Extract each line holding the word "this" from the entries.

SUPPLIED DATA.
┌──

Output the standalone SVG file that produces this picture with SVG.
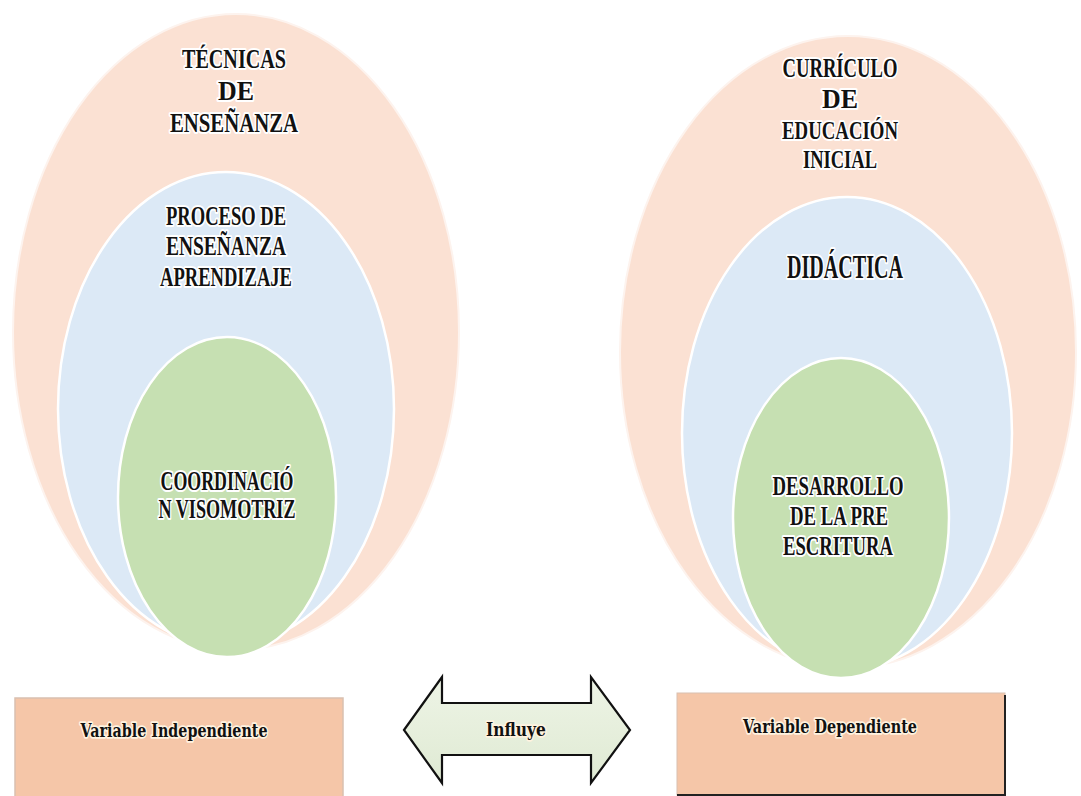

└──
┌──

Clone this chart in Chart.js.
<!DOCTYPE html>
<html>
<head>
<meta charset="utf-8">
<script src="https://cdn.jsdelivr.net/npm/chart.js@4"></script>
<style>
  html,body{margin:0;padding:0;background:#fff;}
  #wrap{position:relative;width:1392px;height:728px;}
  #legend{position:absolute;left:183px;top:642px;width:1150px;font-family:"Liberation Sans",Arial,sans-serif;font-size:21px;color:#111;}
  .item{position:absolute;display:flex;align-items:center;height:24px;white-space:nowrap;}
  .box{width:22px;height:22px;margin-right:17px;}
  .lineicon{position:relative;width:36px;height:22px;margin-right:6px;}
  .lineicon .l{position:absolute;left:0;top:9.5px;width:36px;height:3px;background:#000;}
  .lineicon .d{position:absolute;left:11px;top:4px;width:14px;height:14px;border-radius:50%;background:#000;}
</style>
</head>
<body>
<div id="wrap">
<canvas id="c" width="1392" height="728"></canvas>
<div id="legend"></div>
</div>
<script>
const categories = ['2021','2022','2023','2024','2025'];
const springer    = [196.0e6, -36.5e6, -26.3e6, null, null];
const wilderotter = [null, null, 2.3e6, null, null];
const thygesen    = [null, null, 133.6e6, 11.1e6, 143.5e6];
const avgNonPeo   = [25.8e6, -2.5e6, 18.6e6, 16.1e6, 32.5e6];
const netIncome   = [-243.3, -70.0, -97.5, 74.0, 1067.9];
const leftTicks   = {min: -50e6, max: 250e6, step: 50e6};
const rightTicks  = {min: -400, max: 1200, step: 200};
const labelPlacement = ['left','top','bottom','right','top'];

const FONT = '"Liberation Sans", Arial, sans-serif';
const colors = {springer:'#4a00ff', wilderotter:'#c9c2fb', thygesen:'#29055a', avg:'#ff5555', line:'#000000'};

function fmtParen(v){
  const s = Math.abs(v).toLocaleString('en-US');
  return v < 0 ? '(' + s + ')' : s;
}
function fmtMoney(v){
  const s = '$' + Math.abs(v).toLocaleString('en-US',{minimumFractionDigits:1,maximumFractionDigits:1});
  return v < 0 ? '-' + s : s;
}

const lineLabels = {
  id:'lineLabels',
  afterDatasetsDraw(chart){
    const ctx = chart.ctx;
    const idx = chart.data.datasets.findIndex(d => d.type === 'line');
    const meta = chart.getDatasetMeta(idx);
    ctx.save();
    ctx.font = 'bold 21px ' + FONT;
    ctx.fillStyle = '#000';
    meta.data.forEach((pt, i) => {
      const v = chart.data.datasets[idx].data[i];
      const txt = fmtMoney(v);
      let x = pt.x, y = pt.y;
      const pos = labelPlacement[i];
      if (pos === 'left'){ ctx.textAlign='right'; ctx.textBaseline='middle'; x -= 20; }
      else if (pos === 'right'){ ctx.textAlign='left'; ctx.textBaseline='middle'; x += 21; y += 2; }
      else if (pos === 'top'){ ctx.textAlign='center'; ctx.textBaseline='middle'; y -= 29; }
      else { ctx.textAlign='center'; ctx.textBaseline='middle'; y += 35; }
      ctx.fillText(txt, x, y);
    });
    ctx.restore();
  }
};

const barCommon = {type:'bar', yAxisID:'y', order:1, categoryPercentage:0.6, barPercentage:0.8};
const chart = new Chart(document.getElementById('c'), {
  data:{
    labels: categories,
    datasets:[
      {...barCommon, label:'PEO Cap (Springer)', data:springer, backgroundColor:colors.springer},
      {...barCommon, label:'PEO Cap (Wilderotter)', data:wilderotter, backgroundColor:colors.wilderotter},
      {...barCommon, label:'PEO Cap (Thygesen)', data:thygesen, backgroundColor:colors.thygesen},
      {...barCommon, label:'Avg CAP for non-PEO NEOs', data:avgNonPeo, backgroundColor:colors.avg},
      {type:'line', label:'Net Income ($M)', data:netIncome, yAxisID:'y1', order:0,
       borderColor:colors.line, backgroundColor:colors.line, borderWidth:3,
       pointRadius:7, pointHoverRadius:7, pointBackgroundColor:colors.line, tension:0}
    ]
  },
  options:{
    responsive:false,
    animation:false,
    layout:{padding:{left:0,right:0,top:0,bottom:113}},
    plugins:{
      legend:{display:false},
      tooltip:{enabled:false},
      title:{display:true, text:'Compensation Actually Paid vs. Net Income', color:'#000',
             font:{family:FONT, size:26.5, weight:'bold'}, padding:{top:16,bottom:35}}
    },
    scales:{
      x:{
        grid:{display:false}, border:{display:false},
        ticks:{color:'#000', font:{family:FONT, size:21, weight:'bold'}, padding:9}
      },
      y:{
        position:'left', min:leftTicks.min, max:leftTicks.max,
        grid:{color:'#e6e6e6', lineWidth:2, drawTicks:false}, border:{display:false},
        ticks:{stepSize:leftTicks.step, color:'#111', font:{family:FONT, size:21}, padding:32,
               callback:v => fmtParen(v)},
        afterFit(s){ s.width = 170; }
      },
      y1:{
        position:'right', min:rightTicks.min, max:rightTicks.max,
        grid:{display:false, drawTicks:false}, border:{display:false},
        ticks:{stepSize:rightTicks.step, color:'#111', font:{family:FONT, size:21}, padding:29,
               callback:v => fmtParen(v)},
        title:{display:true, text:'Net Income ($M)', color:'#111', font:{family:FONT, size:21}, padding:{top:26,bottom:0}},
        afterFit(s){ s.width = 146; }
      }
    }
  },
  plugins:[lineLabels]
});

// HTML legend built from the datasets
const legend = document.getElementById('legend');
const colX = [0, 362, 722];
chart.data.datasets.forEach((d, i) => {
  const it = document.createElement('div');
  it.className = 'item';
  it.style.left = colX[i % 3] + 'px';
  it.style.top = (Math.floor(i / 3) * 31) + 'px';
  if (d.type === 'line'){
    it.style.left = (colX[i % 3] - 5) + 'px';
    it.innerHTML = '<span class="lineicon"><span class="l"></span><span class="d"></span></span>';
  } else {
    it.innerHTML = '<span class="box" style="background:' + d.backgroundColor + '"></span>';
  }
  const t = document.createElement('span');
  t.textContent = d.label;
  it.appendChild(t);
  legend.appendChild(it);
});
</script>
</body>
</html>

└──

FINAL RESULT.
Output the standalone SVG file that produces this picture with SVG.
Clone this chart in Chart.js.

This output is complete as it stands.